4. Message Replication
If the replication factor is greater than 1, the message is replicated to follower partitions on other brokers.
5. Consumer Group Formation
Consumers are organized into consumer groups. Each consumer in a group is assigned one or more partitions to read from.
6. Consumer Reads Messages
Consumers read messages from their assigned partitions. They keep track of their progress using offsets.
javaProperties props = new Properties();
props.put("bootstrap.servers", "localhost:9092");
props.put("group.id", "my-group");
props.put("key.deserializer", "org.apache.kafka.common.serialization.StringDeserializer");
props.put("value.deserializer", "org.apache.kafka.common.serialization.StringDeserializer");
KafkaConsumer<String, String> consumer = new KafkaConsumer<>(props);
consumer.subscribe(Arrays.asList("my-topic"));
while (true) {
ConsumerRecords<String, String> records = consumer.poll(Duration.ofMillis(100));
for (ConsumerRecord<String, String> record : records) {
System.out.printf("offset = %d, key = %s, value = %s%n", record.offset(), record.key(), record.value());
}
}
7. Offset Commitment
Consumers periodically commit their offsets to Kafka, allowing them to resume from where they left off in case of failures.
8. Message Retention
Messages are retained in Kafka for a configurable period, allowing consumers to read them multiple times if needed.
9. Stream Processing (Optional)
For more complex processing, Kafka Streams can be used to transform, aggregate, or join data streams.
javaStreamsBuilder builder = new StreamsBuilder();
KStream<String, String> source = builder.stream("input-topic");
KStream<String, String> transformed = source.mapValues(value -> value.toUpperCase());
transformed.to("output-topic");
10. Data Integration (Optional)
Kafka Connect can be used to integrate Kafka with external systems, such as databases or file systems.
json{
"name": "file-source",
"config": {
"connector.class": "FileStreamSource",
"file": "/path/to/input/file.txt",
"topic": "file-content"
}
}
11. Monitoring and Management
Throughout the workflow, Kafka’s operations are monitored and managed using tools like Kafka’s built-in JMX metrics or third-party monitoring solutions.
This workflow demonstrates how Kafka enables the seamless flow of data from producers to consumers, with options for complex processing and integration with external systems. The distributed nature of Kafka allows this workflow to scale horizontally, handling large volumes of data with high throughput and fault tolerance.
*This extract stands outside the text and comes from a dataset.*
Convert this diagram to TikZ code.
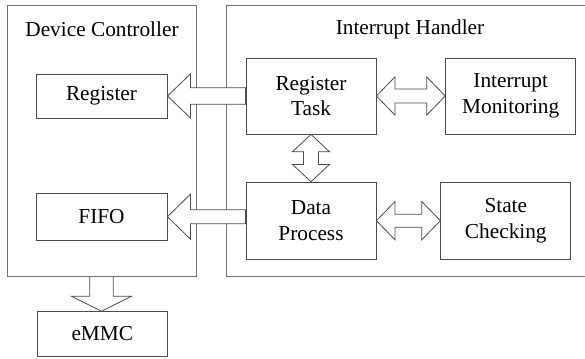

In conclusion, Apache Kafka’s robust architecture, high scalability, and versatile features make it a powerful tool for building real-time data streaming applications. Its ability to handle high-throughput data ingestion, coupled with its fault-tolerant design, has made it a popular choice across various industries for use cases ranging from real-time analytics to building event-driven architectures. While alternatives exist, Kafka’s mature ecosystem and wide adoption continue to make it a leading choice for organizations looking to implement scalable and reliable data streaming solutions.